### Written problem
Would you repeat the listing exactly but omit every picture?

### Provided data
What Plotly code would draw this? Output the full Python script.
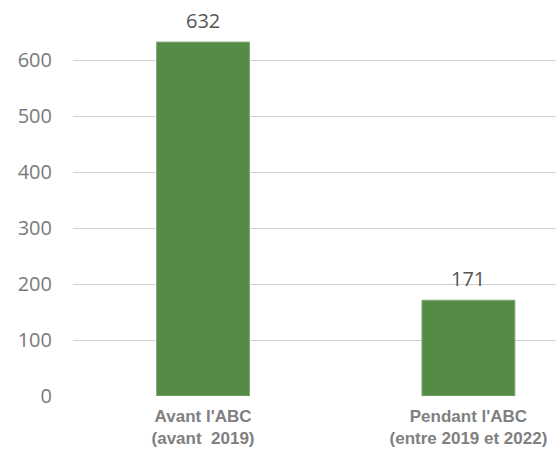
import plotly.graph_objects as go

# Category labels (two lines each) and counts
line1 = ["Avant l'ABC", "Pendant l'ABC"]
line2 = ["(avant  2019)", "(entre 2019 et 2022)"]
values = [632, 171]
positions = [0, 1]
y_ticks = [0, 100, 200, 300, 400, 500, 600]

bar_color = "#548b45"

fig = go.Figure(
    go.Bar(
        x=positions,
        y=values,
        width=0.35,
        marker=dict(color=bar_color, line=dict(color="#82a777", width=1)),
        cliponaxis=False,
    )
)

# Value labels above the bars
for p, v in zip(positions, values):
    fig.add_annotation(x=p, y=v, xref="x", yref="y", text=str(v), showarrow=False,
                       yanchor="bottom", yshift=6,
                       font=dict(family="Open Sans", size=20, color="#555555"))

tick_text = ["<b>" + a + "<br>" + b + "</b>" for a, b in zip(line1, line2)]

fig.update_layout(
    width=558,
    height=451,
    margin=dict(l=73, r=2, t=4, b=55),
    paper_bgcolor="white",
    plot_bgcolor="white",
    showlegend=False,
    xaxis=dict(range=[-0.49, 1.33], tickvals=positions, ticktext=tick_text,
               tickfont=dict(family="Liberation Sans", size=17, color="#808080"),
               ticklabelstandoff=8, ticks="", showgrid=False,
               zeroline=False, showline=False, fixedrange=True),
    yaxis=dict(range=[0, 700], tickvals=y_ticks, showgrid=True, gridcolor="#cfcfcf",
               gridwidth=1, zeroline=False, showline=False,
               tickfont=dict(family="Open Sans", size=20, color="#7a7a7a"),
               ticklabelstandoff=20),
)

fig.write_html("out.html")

### Solution to the problem
What Plotly code would draw this? Output the full Python script.
import plotly.graph_objects as go

# Category labels (two lines each) and counts
line1 = ["Avant l'ABC", "Pendant l'ABC"]
line2 = ["(avant  2019)", "(entre 2019 et 2022)"]
values = [632, 171]
positions = [0, 1]
y_ticks = [0, 100, 200, 300, 400, 500, 600]

bar_color = "#548b45"

fig = go.Figure(
    go.Bar(
        x=positions,
        y=values,
        width=0.35,
        marker=dict(color=bar_color, line=dict(color="#82a777", width=1)),
        cliponaxis=False,
    )
)

# Value labels above the bars
for p, v in zip(positions, values):
    fig.add_annotation(x=p, y=v, xref="x", yref="y", text=str(v), showarrow=False,
                       yanchor="bottom", yshift=6,
                       font=dict(family="Open Sans", size=20, color="#555555"))

tick_text = ["<b>" + a + "<br>" + b + "</b>" for a, b in zip(line1, line2)]

fig.update_layout(
    width=558,
    height=451,
    margin=dict(l=73, r=2, t=4, b=55),
    paper_bgcolor="white",
    plot_bgcolor="white",
    showlegend=False,
    xaxis=dict(range=[-0.49, 1.33], tickvals=positions, ticktext=tick_text,
               tickfont=dict(family="Liberation Sans", size=17, color="#808080"),
               ticklabelstandoff=8, ticks="", showgrid=False,
               zeroline=False, showline=False, fixedrange=True),
    yaxis=dict(range=[0, 700], tickvals=y_ticks, showgrid=True, gridcolor="#cfcfcf",
               gridwidth=1, zeroline=False, showline=False,
               tickfont=dict(family="Open Sans", size=20, color="#7a7a7a"),
               ticklabelstandoff=20),
)

fig.write_html("out.html")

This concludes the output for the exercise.